Upon the foundation of the PRC in 1949, the Communist Party elevated the status of the proletariat’s preferred tipple. Shaojiu production techniques, previously only passed down from master to apprentice, were studied and modernized. Vast state-run distilleries were established around the country, forming the backbone of the modern Chinese spirits industry. And somewhere along the way, shaojiu got a new name: baijiu.
Richard Nixon and Zhou Enlai share one of the most famous baijiu toasts in history.
How should one drink it?
Baijiu is always served at mealtimes alongside food, and alcohol is seen as an inseparable part of China’s rich culinary landscape. It falls under the category of one of the so-called “five flavors” (bitter, if you were curious), which must be in balance for the achievement of gastronomic harmony. Moreover, each style of baijiu grows out of a regional tradition, and is uniquely suited to that region’s cuisine. The sweetness of strong-aroma baijiu accentuates the spice of Sichuanese cuisine, the funkiness of sauce-aroma plays off of the sourness of Guizhou cuisine, and so forth. Thus, if we believe the ancient wisdom, one cannot have a balanced diet — and, by extension, one cannot be a fully realized human — without alcohol.
In terms of etiquette, two rules remain constant in Chinese drinking culture: Never drink alone and never drink without a purpose.

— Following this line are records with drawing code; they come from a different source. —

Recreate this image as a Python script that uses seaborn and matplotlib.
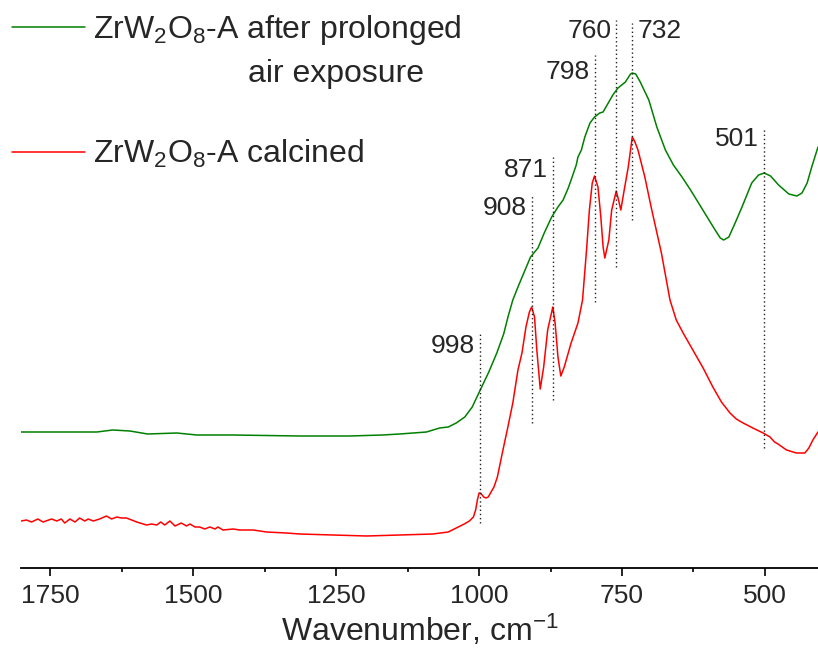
import matplotlib
matplotlib.use("Agg")
import matplotlib.pyplot as plt
import numpy as np
import pandas as pd
import seaborn as sns

# FTIR spectra, absorbance in arbitrary units (curves offset vertically)
aged_wn = [1801, 1669, 1641, 1611, 1580, 1529, 1494, 1431, 1314, 1227, 1169, 1139,
           1092, 1069, 1054, 1040, 1025, 1012, 998, 983, 969, 957, 949, 941, 932,
           921, 910, 897, 886, 873, 862, 853, 844, 839, 830, 827, 821, 815, 806,
           798, 789, 783, 774, 766, 757, 744, 735, 732, 726, 718, 703, 689, 674,
           660, 645, 630, 616, 601, 587, 578, 572, 563, 552, 540, 523, 511, 501,
           490, 476, 458, 444, 435, 426, 418, 407]
aged_abs = [1.36, 1.36, 1.38, 1.37, 1.34, 1.35, 1.33, 1.33, 1.32, 1.32, 1.33, 1.34,
            1.36, 1.40, 1.41, 1.45, 1.51, 1.61, 1.78, 1.96, 2.15, 2.34, 2.52, 2.68, 2.81,
            2.96, 3.11, 3.20, 3.35, 3.51, 3.61, 3.68, 3.80, 3.88, 4.03, 4.11, 4.18, 4.31, 4.45,
            4.51, 4.55, 4.56, 4.65, 4.73, 4.80, 4.86, 4.94, 4.95, 4.94, 4.86, 4.68, 4.41, 4.18,
            4.03, 3.91, 3.78, 3.65, 3.51, 3.38, 3.30, 3.28, 3.31, 3.45, 3.61, 3.85, 3.93, 3.95,
            3.92, 3.83, 3.74, 3.72, 3.75, 3.85, 4.01, 4.21]

calc_wn = [1801, 1792, 1783, 1772, 1763, 1748, 1739, 1731, 1725, 1716, 1707, 1699,
           1690, 1684, 1675, 1664, 1652, 1643, 1634, 1626, 1617, 1599, 1582, 1573,
           1564, 1557, 1550, 1541, 1532, 1521, 1512, 1506, 1497, 1489, 1480, 1471,
           1462, 1457, 1448, 1430, 1419, 1395, 1372, 1337, 1314, 1255, 1197, 1139,
           1081, 1054, 1040, 1026, 1017, 1010, 1006, 1003, 1000, 998, 996, 992, 988,
           984, 980, 974, 968, 959, 950, 941, 932, 925, 918, 912, 908, 903, 899, 893,
           887, 880, 871, 867, 862, 857, 851, 839, 827, 819, 812, 807, 802, 798, 792,
           787, 783, 780, 773, 768, 760, 756, 752, 747, 739, 735, 732, 728, 722, 710,
           699, 681, 666, 655, 643, 626, 608, 591, 576, 561, 550, 538, 521, 503, 491,
           483, 477, 462, 445, 430, 423, 416, 407]
calc_abs = [0.47, 0.48, 0.46, 0.49, 0.46, 0.49, 0.47, 0.49, 0.45, 0.49, 0.46, 0.50,
            0.47, 0.49, 0.47, 0.49, 0.52, 0.49, 0.51, 0.50, 0.50, 0.46, 0.43, 0.44,
            0.43, 0.46, 0.43, 0.47, 0.42, 0.45, 0.42, 0.44, 0.41, 0.41, 0.39, 0.41,
            0.39, 0.41, 0.38, 0.39, 0.38, 0.38, 0.36, 0.35, 0.34, 0.33, 0.32, 0.33,
            0.34, 0.36, 0.40, 0.44, 0.47, 0.51, 0.58, 0.68, 0.75, 0.75, 0.74, 0.71, 0.70,
            0.71, 0.75, 0.81, 0.91, 1.16, 1.40, 1.65, 1.98, 2.15, 2.41, 2.56, 2.61, 2.51, 2.18, 1.79,
            2.01, 2.38, 2.61, 2.45, 2.11, 1.92, 2.01, 2.25, 2.45, 2.68, 3.18, 3.58, 3.85, 3.92, 3.81,
            3.51, 3.21, 3.10, 3.28, 3.58, 3.77, 3.68, 3.58, 3.75, 4.01, 4.18, 4.31, 4.27, 4.18, 3.91,
            3.61, 3.15, 2.68, 2.48, 2.35, 2.18, 2.00, 1.81, 1.66, 1.55, 1.49, 1.45, 1.40, 1.35, 1.31,
            1.26, 1.24, 1.18, 1.15, 1.15, 1.20, 1.28, 1.36]

# assigned bands: position, dotted marker extent, label baseline
band_wn = [998, 908, 871, 798, 760, 732, 501]
band_low = [0.45, 1.45, 1.68, 2.66, 3.01, 3.48, 1.20]
band_high = [2.35, 3.73, 4.11, 5.13, 5.48, 5.45, 4.40]
band_text_y = [2.15, 3.53, 3.91, 4.89, 5.30, 5.30, 4.22]
band_text_side = ["left", "left", "left", "left", "left", "right", "left"]

x_ticks = [1750, 1500, 1250, 1000, 750, 500]

GREEN = "#008000"
RED = "#ff0000"

sns.set_theme(style="white")
plt.rcParams["font.family"] = ["Liberation Sans", "DejaVu Sans"]
plt.rcParams["mathtext.default"] = "regular"

df = pd.concat([
    pd.DataFrame({"wn": aged_wn, "abs": aged_abs, "sample": "aged"}),
    pd.DataFrame({"wn": calc_wn, "abs": calc_abs, "sample": "calcined"}),
])

fig = plt.figure(figsize=(8.18, 6.5), dpi=100)
ax = fig.add_axes([21.3 / 818, 82 / 650, 1 - 21.3 / 818, 568 / 650])

sns.lineplot(data=df, x="wn", y="abs", hue="sample", palette={"aged": GREEN, "calcined": RED},
             estimator=None, sort=False, linewidth=1.1, legend=False, ax=ax)

ax.vlines(band_wn, band_low, band_high, colors="#222222", linestyles=(0, (1, 2)), linewidth=1.0)
for wn, ty, side in zip(band_wn, band_text_y, band_text_side):
    if side == "left":
        ax.text(wn + 8.7, ty, str(wn), ha="right", va="baseline", fontsize=19)
    else:
        ax.text(wn - 8.7, ty, str(wn), ha="left", va="baseline", fontsize=19)

ax.set_xlim(1801, 407)
ax.set_ylim(0, 5.68)
ax.set_xticks(x_ticks)
ax.set_xticks([1625, 1375, 1125, 875, 625], minor=True)
ax.set_yticks([])
for side in ["left", "right", "top"]:
    ax.spines[side].set_visible(False)
ax.spines["bottom"].set_linewidth(1.3)
ax.spines["bottom"].set_color("black")
ax.tick_params(axis="x", which="major", direction="out", length=5.8, width=1.2,
               color="black", labelsize=19, pad=6, bottom=True)
ax.tick_params(axis="x", which="minor", direction="out", length=3, width=1.2,
               color="black", bottom=True)
ax.set_xlabel("Wavenumber, cm$^{-1}$", fontsize=23, labelpad=3)
ax.set_ylabel("")

# legend drawn in figure coordinates
fig.add_artist(plt.Line2D([12 / 818, 85 / 818], [1 - 26.7 / 650] * 2, color=GREEN, lw=1.1))
fig.add_artist(plt.Line2D([12 / 818, 85 / 818], [1 - 151.7 / 650] * 2, color=RED, lw=1.1))
fig.text(93 / 818, 1 - 37.7 / 650, "ZrW$_2$O$_8$-A after prolonged", fontsize=23, va="baseline")
fig.text(248.3 / 818, 1 - 82.3 / 650, "air exposure", fontsize=23, va="baseline")
fig.text(93 / 818, 1 - 162.7 / 650, "ZrW$_2$O$_8$-A calcined", fontsize=23, va="baseline")

fig.savefig("out.png", dpi=100)
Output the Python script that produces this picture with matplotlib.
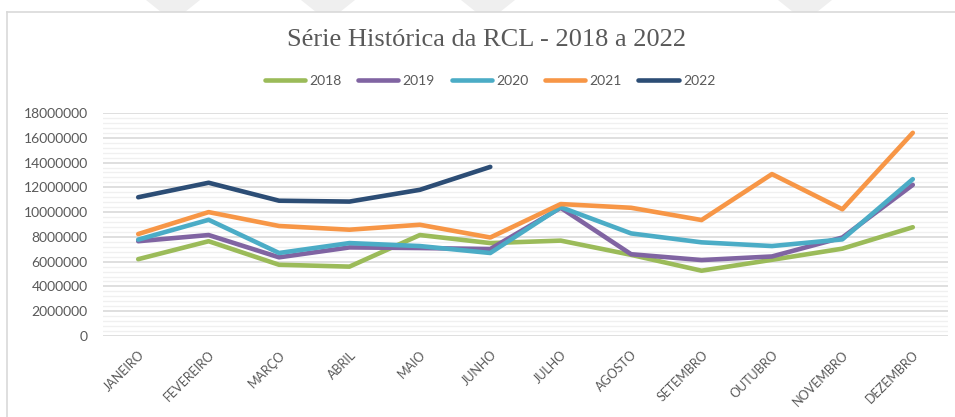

Practically, this means that traditional Chinese drinking is communal, and always presented as an offering. In ancient times this offering was made to a god or spirit, which over time evolved into the toast between friends, family, and colleagues. Toasting is a reciprocal relationship by which the toastee is expected to return the gesture before the session’s end. Five shots can become 10 in short order, so pace yourself and don’t start drinking unless you’re prepared to go the distance.
What’s next for baijiu?
Like most things baijiu-related, the future is hazy. Its reputation as “what grandpa drinks,” coupled with a growing taste for international drinks among China’s younger generations, indicate baijiu’s current trajectory is unsustainable. If baijiu is to survive, it has to broaden its appeal.
Thankfully, this is well understood among baijiu producers, who have made great efforts to appeal to new consumers in recent years. Many baijiu distilleries now produce lower-proof and/or flavored products aimed at the “kids,” and a number of international outfits, some in partnership with Chinese distilleries, are creating brands aimed at creating a market for baijiu outside of Asia (full disclosure: I am co-founder of one such brand, Ming River).
How and when baijiu will be widely accepted outside of China remains a matter of debate, but it seems certain that baijiu must adapt to the needs of its new consumers. The drink’s most obvious landing place is in Chinese restaurants, but craft cocktail bars are another place where baijiu is likely to find a following. Traditionally the Chinese add flavor to baijiu by infusing it rather than mixing it in cocktails, but the notion that it must be complemented by other flavors could be applied to other drinks as easily as it is with food. And the early returns on baijiu’s use as a cocktail ingredient are promising — hundreds of bars and restaurants in Europe and the United States already feature baijiu on their menus.
So let’s lift a tiny glass to baijiu’s future, happy in the knowledge that Chinese alcohol has always changed with times and circumstances. Adaptability and ingenuity are the source of its enduring popularity.